Phrases to Start a French Conversation in Someone’s Home
- “J’adore cette bibliothèque/ce casier à vin/cette peinture, où est-ce que vous l’avez obtenu(e) ?” (“I love this bookshelf/wine rack/painting, where did you get it?”)
- “Qu’est-ce que vous avez pensé de ce livre (indicating a book on their bookshelf) ?” (“What did you think of that book?)
- “Depuis combien de temps est-ce que vous vivez ici?” (“How long have you lived here?”)
One thing to keep in mind: if you’re in France, I suggest you don’t ask for a tour of the home you’re visiting. It’s not very common in France for people to show guests all around their home. Pity, as it’s a great conversation starter!
Business French: Conversation Starters
Sometimes, you’ll meet someone in a more formal setting, perhaps being introduced by a mutual acquaintance at a business event or dinner party. In these cases, you’ll probably opt for some more classic conversation starters. Here are some examples:
- “Bonjour, je m’appelle (your name). Enchanté.” (“Hello, my name is (your name). Nice to meet you”)
- “Je suis très heureux/heureuse de faire votre connaissance.” (“It’s nice to meet you.”)

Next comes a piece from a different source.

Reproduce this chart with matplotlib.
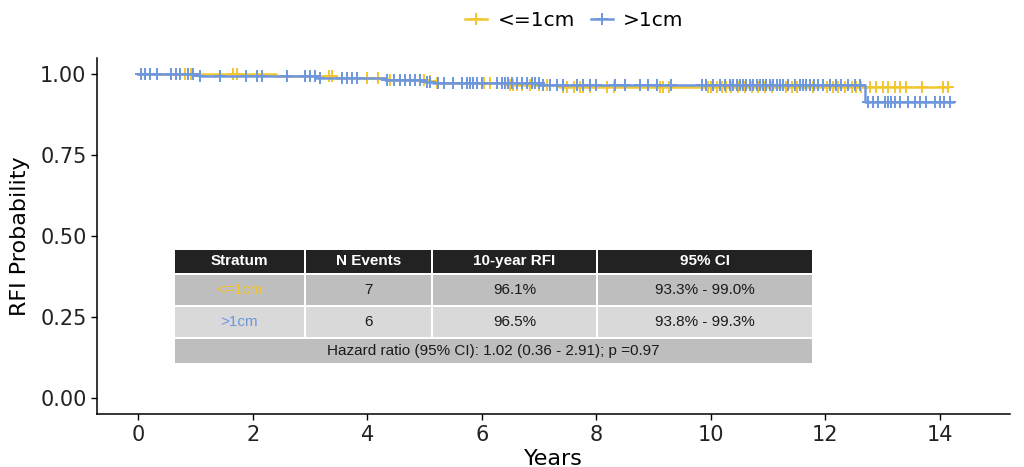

- “Comment est-ce que vous connaissez [name of the friend who introduced you] ?” (“How do you know [the name of the friend who introduced you]?”)
- “Qu’est-ce que vous aimez faire dans votre temps libre ?” (“What do you like to do in your spare time?”) I love this phrase, because it does two things: invites the other speaker to talk about themselves, which most people are happy to do (thus kickstarting the conversation), and lets you learn more about them and their interests. You may discover that you have more in common than you originally would have guessed.
- “Qu’est-ce que vous faites comme travail ?” (“What do you do for a living?”)
Conversational French to Use During a Skype Call
Skype calls with conversation partners are unique in that they don’t have a situational context that you can use to fuel the conversation. You’re just two people in front of your computer screens. In this case, you’ll probably want to start with one of the traditional greetings above, and then ask the other person for some information about themselves:
- “Est-ce que vous avez des enfants ?” (“Do you have children?”)
- “En quoi est-ce que vous avez fait vos études ?” (“What did you study [in university]?”)
- “Quels sont vos rêves pour l’avenir ?” (“What are your dreams for the future ?”)
- “Est-ce que quelque chose de drôle vous est arrivé pendant la semaine dernière?” (“Did anything funny happen to you in the past week?”)
- “Quel est votre endroit préféré que vous avez jamais visité ? Pourquoi ?” (“What’s your favourite place you’ve ever visited? Why?”)
What Will You Talk About in French Conversation?
Obviously there are a lot more situations than I’ve mentioned here in which you can start a conversation in French.
I think I’ve gotten my point across, though, which is that there are countless right ways to have a conversation with someone new. The only wrong way is to make excuses and talk yourself out of doing it.